الثَّانِيْ: الْخُلْفُ فِي الْوَعْدِ
Kedua:
Peliharalah Lisanmu dari Mengingkari Janji
فَإِيَّاكَ أَنْ تَعِدَ بِشَيْءٍ وَلاَ تَفِيَ بِهِ،
بَلْ يَنْبَغِيْ أَنْ يَكُوْنَ إِحْسَانُكَ إِلَى النَّاسِ فِعْلاً بلاَ قَوْل،
فَإِنِ اضْطَرَرْتَ إِلَى الْوَعْدِ، فَإِيَّاكَ أَنْ تُخْلِفَ إِلاَّ لِعَجْزٍ
أَوْ ضَرُوْرَةٍ؛ فَإِنَّ ذَلِكَ مِنْ اَمَارَاتِ النِّفَاقِ وَخَبَائِثْ
اْلأَخْلاَقِ، قَالَ النَّبِيُّ صَلَّى اللهُ عَلَيْهِ وَسَلَّمَ: ثَلاَثٌ مَنْ
كُنَّ فِيْهِ فَهُوَ مُنَافِقٌ وَإِنْ صَامَ وَصَلَّى: مَنْ إِذَا حَدَثَ كَذَبَ،
وَإِذَا وَعَدَ أَخْلَفَ، وَإِذَا اؤْتُمِنَ خَانَ
Berhati-hatilah
engkau terhadap sesuatu yang engkau janjikan namun tak bisa kau tepati. Adalah
lebih baik bagimu bila kebaikanmu terhadap manusia berwujud perbuatan (tindakan
langsung), tanpa ucapan janji. Namun bila memang harus berjanji, maka
berhati-hatilah jangan sampai engkau tidak menepatinya, kecuali engkau tidak
memiliki kemampuan memenuhinya atau keadaan terpaksa. Karena mengingkari janji
merupakan sebagian dari tanda kemunafikan dan suatu akhlak yang sangat buruk.

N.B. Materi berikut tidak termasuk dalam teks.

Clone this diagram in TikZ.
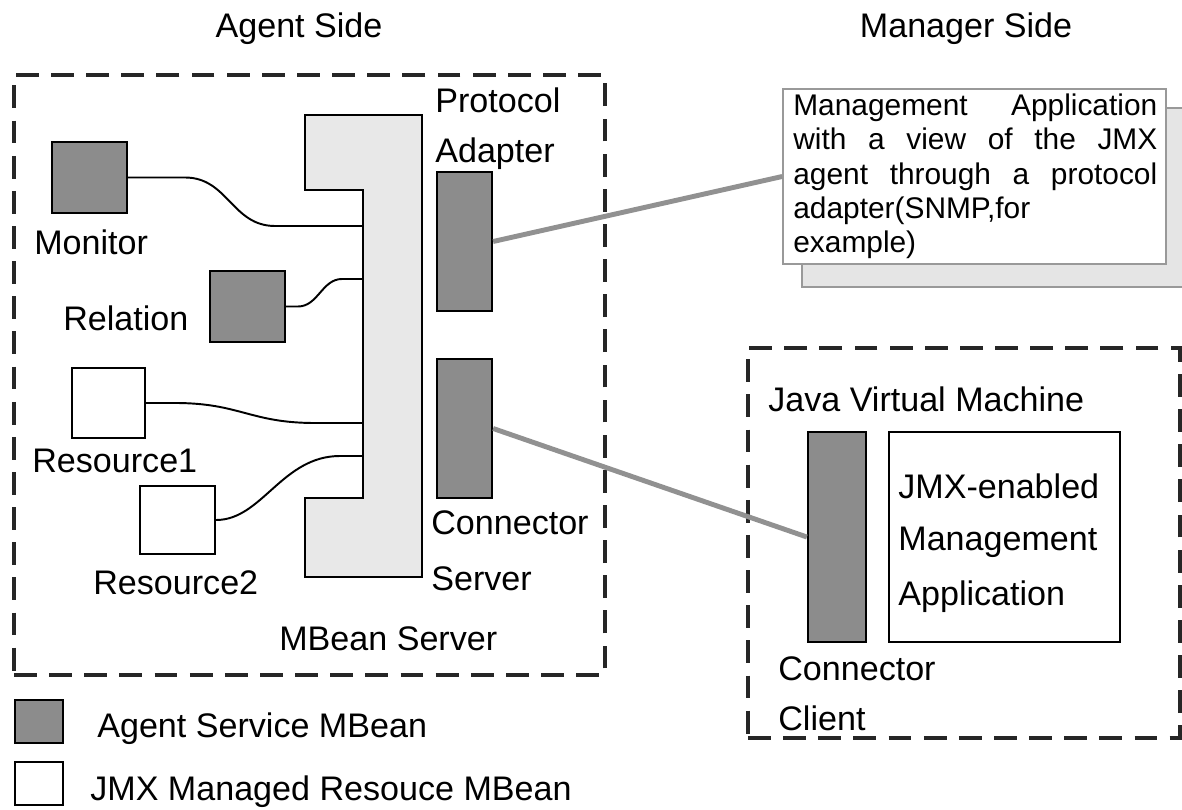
\documentclass[tikz,border=0pt]{standalone}
\usepackage{fontspec}
\setmainfont{Liberation Sans}
\usetikzlibrary{positioning}
\colorlet{beanDark}{black!45}
\colorlet{beanLight}{black!9}
\colorlet{linkGray}{black!43}
\colorlet{boxGray}{black!40}
\newcommand{\jline}[1]{\makebox[7.28cm][s]{#1}}
\tikzset{
  lbl/.style={anchor=base west, inner sep=0pt, font=\fontsize{19.4}{23}\selectfont},
  sidelbl/.style={anchor=base, inner sep=0pt, font=\fontsize{19.4}{23}\selectfont},
  agentbean/.style={draw=black, fill=beanDark, line width=1.3pt, inner sep=0pt},
  resbean/.style={draw=black, fill=white, line width=1.3pt, inner sep=0pt},
  dashbox/.style={draw=black!85, line width=1.8pt, dash pattern=on 13pt off 7pt, inner sep=0pt},
  wire/.style={draw=black, line width=1.1pt},
  link/.style={draw=linkGray, line width=2.8pt},
  notebox/.style={draw=boxGray, fill=white, line width=1pt, inner sep=0pt}
}
\begin{document}
\begin{tikzpicture}[x=0.02cm,y=-0.02cm]
\useasboundingbox (0,0) rectangle (1182,810);

% headings
\node[sidelbl] (agenthd) at (299,38) {Agent Side};
\node[sidelbl] (managerhd) at (966,38) {Manager Side};

% agent side
\node[dashbox, minimum width=11.82cm, minimum height=12cm] (agent) at (309.5,375) {};

\draw[fill=beanLight, draw=black, line width=1.2pt]
  (305,115) -- (422,115) -- (422,577) -- (305,577) -- (305,498)
  -- (363,498) -- (363,190) -- (305,190) -- cycle;
\coordinate (mbsA) at (363,226);
\coordinate (mbsB) at (363,279);
\coordinate (mbsC) at (363,423);
\coordinate (mbsD) at (363,456);

\node[agentbean, minimum width=1.5cm, minimum height=1.42cm] (monitor) at (89.5,177.5) {};
\node[agentbean, minimum width=1.5cm, minimum height=1.42cm] (relation) at (247.5,306.5) {};
\node[resbean, minimum width=1.46cm, minimum height=1.4cm] (res1) at (108.5,403) {};
\node[resbean, minimum width=1.5cm, minimum height=1.36cm] (res2) at (177.5,520) {};
\node[agentbean, minimum width=1.1cm, minimum height=2.78cm] (adapter) at (464.5,241.5) {};
\node[agentbean, minimum width=1.1cm, minimum height=2.78cm] (connsrv) at (464.5,428.5) {};

\draw[wire] (monitor.east) -- (185,177.5) .. controls (228,177.5) and (232,226) .. (275,226) -- (mbsA);
\draw[wire] (relation.east) -- (298,306.5) .. controls (318,306.5) and (322,279) .. (342,279) -- (mbsB);
\draw[wire] (res1.east) -- (175,403) .. controls (240,403) and (250,423) .. (315,423) -- (mbsC);
\draw[wire] (res2.east) .. controls (262,520) and (282,456) .. (340,456) -- (mbsD);

\node[lbl] (monitorlbl) at (34,255) {Monitor};
\node[lbl] (relationlbl) at (63,331) {Relation};
\node[lbl] (res1lbl) at (32,472) {Resource1};
\node[lbl] (res2lbl) at (93,594) {Resource2};
\node[lbl] (protolbl) at (435,113) {Protocol};
\node[lbl] (adaptlbl) at (435,163) {Adapter};
\node[lbl] (connlbl) at (431,534) {Connector};
\node[lbl] (srvlbl) at (431,590) {Server};
\node[lbl] (mbslbl) at (279,650) {MBean Server};

% manager side
\node[draw=boxGray, fill=black!10, line width=1pt, minimum width=7.76cm, minimum height=3.58cm] (mgmtshadow) at (996,197.5) {};
\node[notebox, minimum width=7.66cm, minimum height=3.5cm] (mgmt) at (974.5,176.5) {};
\node[anchor=base west, inner sep=0pt, align=left,
      font=\fontsize{17}{19.6}\selectfont] (mgmttxt) at (793,253)
  {\jline{Management Application}\\
   \jline{with a view of the JMX}\\
   \jline{agent through a protocol}\\
   adapter(SNMP,for\\
   example)};

\node[dashbox, minimum width=8.64cm, minimum height=7.8cm] (jvm) at (964,543) {};
\node[lbl] (jvmlbl) at (768,412) {Java Virtual Machine};
\node[agentbean, minimum width=1.16cm, minimum height=4.2cm] (connclt) at (837,537) {};
\node[resbean, minimum width=4.62cm, minimum height=4.2cm] (jmxapp) at (1004.5,537) {};
\node[lbl] (jmxl1) at (898,498) {JMX-enabled};
\node[lbl] (jmxl2) at (898,550) {Management};
\node[lbl] (jmxl3) at (898,605) {Application};
\node[lbl] (cltl1) at (778,680) {Connector};
\node[lbl] (cltl2) at (778,730) {Client};

% links
\draw[link] (adapter.east) -- (mgmt.west);
\draw[link] (connsrv.east) -- (connclt.west);

% legend
\node[agentbean, minimum width=0.96cm, minimum height=0.86cm] (legdark) at (39,721.5) {};
\node[resbean, minimum width=0.96cm, minimum height=0.86cm] (leglight) at (39,783.5) {};
\node[lbl] (legdarklbl) at (97,737) {Agent Service MBean};
\node[lbl] (leglightlbl) at (90,800) {JMX Managed Resouce MBean};
\end{tikzpicture}
\end{document}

Nabi SAW bersabda: “Tiga hal yang apabila ada dalam diri seseorang maka ia
adalah seorang munafik sekalipun ia puasa dan menunaikan shalat: apabila
berkata, ia berdusta, bila berjanji mengingkari, dan apabila dipercaya, ia berkhianat.”[1]